## Task requirements
Leave out every picture, then transcribe the rest of the listing exactly.

## Dataset section
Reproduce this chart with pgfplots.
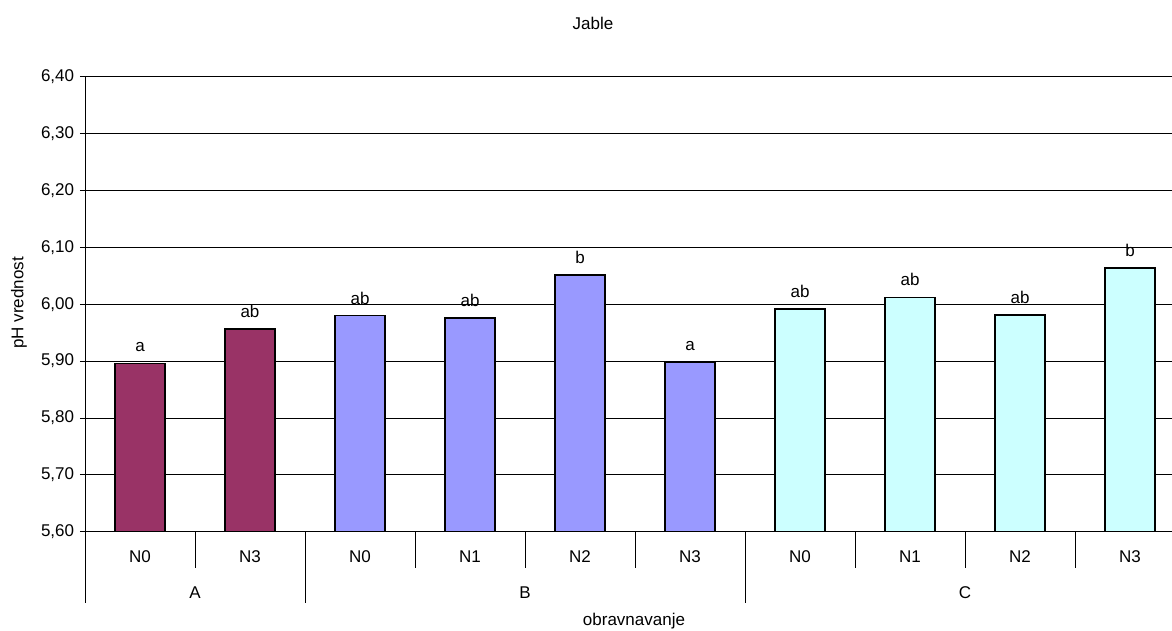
\documentclass[border=0pt]{standalone}
\usepackage{pgfplots}
\pgfplotsset{compat=1.18}
\usepackage{fontspec}
\setmainfont{Liberation Sans}
\definecolor{cA}{HTML}{993366}
\definecolor{cB}{HTML}{9999FF}
\definecolor{cC}{HTML}{CCFFFF}
\pgfplotstableread{
x y l
0 5.896 a
1 5.956 ab
}\tA
\pgfplotstableread{
x y l
2 5.980 ab
3 5.976 ab
4 6.051 b
5 5.898 a
}\tB
\pgfplotstableread{
x y l
6 5.992 ab
7 6.012 ab
8 5.981 ab
9 6.064 b
}\tC
\begin{document}
\fontsize{17}{20}\selectfont
\begin{tikzpicture}
\useasboundingbox (-85pt,531.7pt) rectangle (1087pt,-98.3pt);
\clip (-85pt,531.7pt) rectangle (1087pt,-98.3pt);
\begin{axis}[
  anchor=south west,
  scale only axis, width=1100pt, height=455pt,
  xmin=-0.5, xmax=9.5, ymin=5.6, ymax=6.4,
  ytick={5.6,5.7,5.8,5.9,6.0,6.1,6.2,6.3,6.4},
  ymajorgrids, grid style={black, line width=0.8pt},
  axis x line*=bottom, axis y line*=left,
  axis line style={-, black, line width=0.9pt},
  tick align=outside, major tick length=5pt,
  tick style={black, line width=0.8pt},
  yticklabel style={/pgf/number format/.cd, fixed, fixed zerofill, precision=2, use comma, assume math mode=true},
  xtick={0,...,9},
  xticklabels={N0,N3,N0,N1,N2,N3,N0,N1,N2,N3},
  major x tick style={draw=none},
  xticklabel style={anchor=center, yshift=-20.3pt},
  minor xtick={0.5,2.5,3.5,4.5,6.5,7.5,8.5},
  minor tick length=36pt,
  minor x tick style={draw=black, line width=0.8pt},
  extra x ticks={-0.5,1.5,5.5},
  extra x tick labels={},
  extra x tick style={major tick length=71pt, major x tick style={draw=black, line width=0.8pt}},
  every axis plot/.append style={ybar, bar width=0.4545, bar shift=0pt, draw=black, line width=1.5pt},
  nodes near coords, point meta=explicit symbolic,
  every node near coord/.append style={anchor=base, yshift=11.5pt, black},
]
\addplot[fill=cA] table[x=x, y=y, meta=l] {\tA};
\addplot[fill=cB] table[x=x, y=y, meta=l] {\tB};
\addplot[fill=cC] table[x=x, y=y, meta=l] {\tC};
\end{axis}
\node at (508pt,508.7pt) {Jable};
\node[rotate=90] at (-66pt,228.7pt) {pH vrednost};
\node at (110pt,-61.3pt) {A};
\node at (440pt,-61.3pt) {B};
\node at (880pt,-61.3pt) {C};
\node at (549pt,-89.3pt) {obravnavanje};
\end{tikzpicture}
\end{document}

## Solution to this exercise
Reproduce this chart with pgfplots.
\documentclass[border=0pt]{standalone}
\usepackage{pgfplots}
\pgfplotsset{compat=1.18}
\usepackage{fontspec}
\setmainfont{Liberation Sans}
\definecolor{cA}{HTML}{993366}
\definecolor{cB}{HTML}{9999FF}
\definecolor{cC}{HTML}{CCFFFF}
\pgfplotstableread{
x y l
0 5.896 a
1 5.956 ab
}\tA
\pgfplotstableread{
x y l
2 5.980 ab
3 5.976 ab
4 6.051 b
5 5.898 a
}\tB
\pgfplotstableread{
x y l
6 5.992 ab
7 6.012 ab
8 5.981 ab
9 6.064 b
}\tC
\begin{document}
\fontsize{17}{20}\selectfont
\begin{tikzpicture}
\useasboundingbox (-85pt,531.7pt) rectangle (1087pt,-98.3pt);
\clip (-85pt,531.7pt) rectangle (1087pt,-98.3pt);
\begin{axis}[
  anchor=south west,
  scale only axis, width=1100pt, height=455pt,
  xmin=-0.5, xmax=9.5, ymin=5.6, ymax=6.4,
  ytick={5.6,5.7,5.8,5.9,6.0,6.1,6.2,6.3,6.4},
  ymajorgrids, grid style={black, line width=0.8pt},
  axis x line*=bottom, axis y line*=left,
  axis line style={-, black, line width=0.9pt},
  tick align=outside, major tick length=5pt,
  tick style={black, line width=0.8pt},
  yticklabel style={/pgf/number format/.cd, fixed, fixed zerofill, precision=2, use comma, assume math mode=true},
  xtick={0,...,9},
  xticklabels={N0,N3,N0,N1,N2,N3,N0,N1,N2,N3},
  major x tick style={draw=none},
  xticklabel style={anchor=center, yshift=-20.3pt},
  minor xtick={0.5,2.5,3.5,4.5,6.5,7.5,8.5},
  minor tick length=36pt,
  minor x tick style={draw=black, line width=0.8pt},
  extra x ticks={-0.5,1.5,5.5},
  extra x tick labels={},
  extra x tick style={major tick length=71pt, major x tick style={draw=black, line width=0.8pt}},
  every axis plot/.append style={ybar, bar width=0.4545, bar shift=0pt, draw=black, line width=1.5pt},
  nodes near coords, point meta=explicit symbolic,
  every node near coord/.append style={anchor=base, yshift=11.5pt, black},
]
\addplot[fill=cA] table[x=x, y=y, meta=l] {\tA};
\addplot[fill=cB] table[x=x, y=y, meta=l] {\tB};
\addplot[fill=cC] table[x=x, y=y, meta=l] {\tC};
\end{axis}
\node at (508pt,508.7pt) {Jable};
\node[rotate=90] at (-66pt,228.7pt) {pH vrednost};
\node at (110pt,-61.3pt) {A};
\node at (440pt,-61.3pt) {B};
\node at (880pt,-61.3pt) {C};
\node at (549pt,-89.3pt) {obravnavanje};
\end{tikzpicture}
\end{document}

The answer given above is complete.